Mensen die ingeënt worden tegen het coronavirus met het vaccin van Pfizer/BioNTech, krijgen hun tweede prik zes weken na de eerste, in plaats van drie weken. Dat meldt zorgminister Hugo de Jonge.
Door meer tijd te laten tussen de twee prikken, kunnen sneller meer mensen een eerste keer worden ingeënt. Ook helpt de aanpassing volgens De Jonge verspilling tegen te gaan en hoeft er minder voorraad van het vaccin te worden aangehouden. Of dat ook bij andere vaccins kan, is nog niet bekend.
De aanpassing geldt voor mensen die vanaf nu een afspraak maken om te worden gevaccineerd.

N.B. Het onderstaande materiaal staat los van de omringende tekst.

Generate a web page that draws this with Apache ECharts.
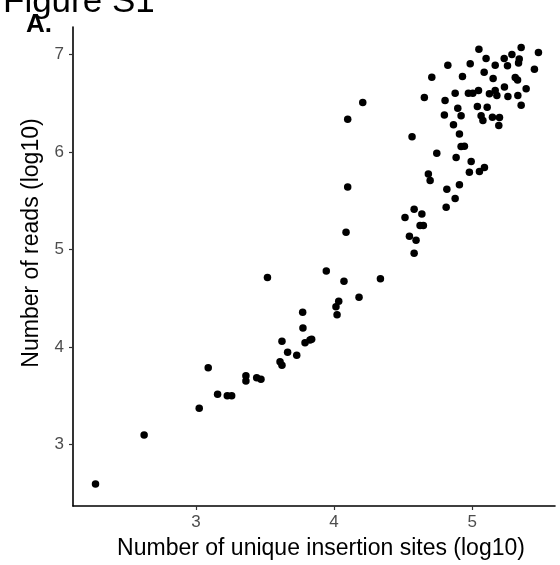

De afspraken voor een tweede prik die al staan gepland voor duizenden zorgmedewerkers, gaan gewoon door.
In overleg met het gezondheidsinstituut RIVM is besloten dat voortaan niet voor iedereen die de eerste Pfizer-prik krijgt, ook al een tweede voorradig moet zijn. Hoewel het aantal geleverde vaccins zich niet elke week laat voorspellen, biedt een voorraad van 50 procent voldoende zekerheid dat de tweede prik op tijd kan worden gezet.
De Jonge heeft goed nieuws over de mate van verspilling van het Pfizer-vaccin. Die werd vooraf geschat op 10 procent, maar in de praktijk blijkt slechts 3 procent verloren te gaan. De minister dankt dat aan "een efficiënt en professioneel proces". De meevallende verspilling maakt ook een versnelling van het vaccineren mogelijk.
Daardoor kan mogelijk al in de loop van volgende week worden begonnen met het inenten van thuiswonende ouderen vanaf 90 jaar. De groep tussen de 85 en 90 jaar komt waarschijnlijk vanaf de eerste week van februari aan bod.
De opkomst bij de groepen die als eerst worden gevaccineerd is hoger dan verwacht, meldt De Jonge verder. Daarom is besloten uit te gaan van een uiteindelijk vaccinatiegraad van 85 procent, in plaats van de eerder verwachte 75 procent. Dat percentage wordt gebruikt om in te schatten hoeveel vaccins er moeten komen.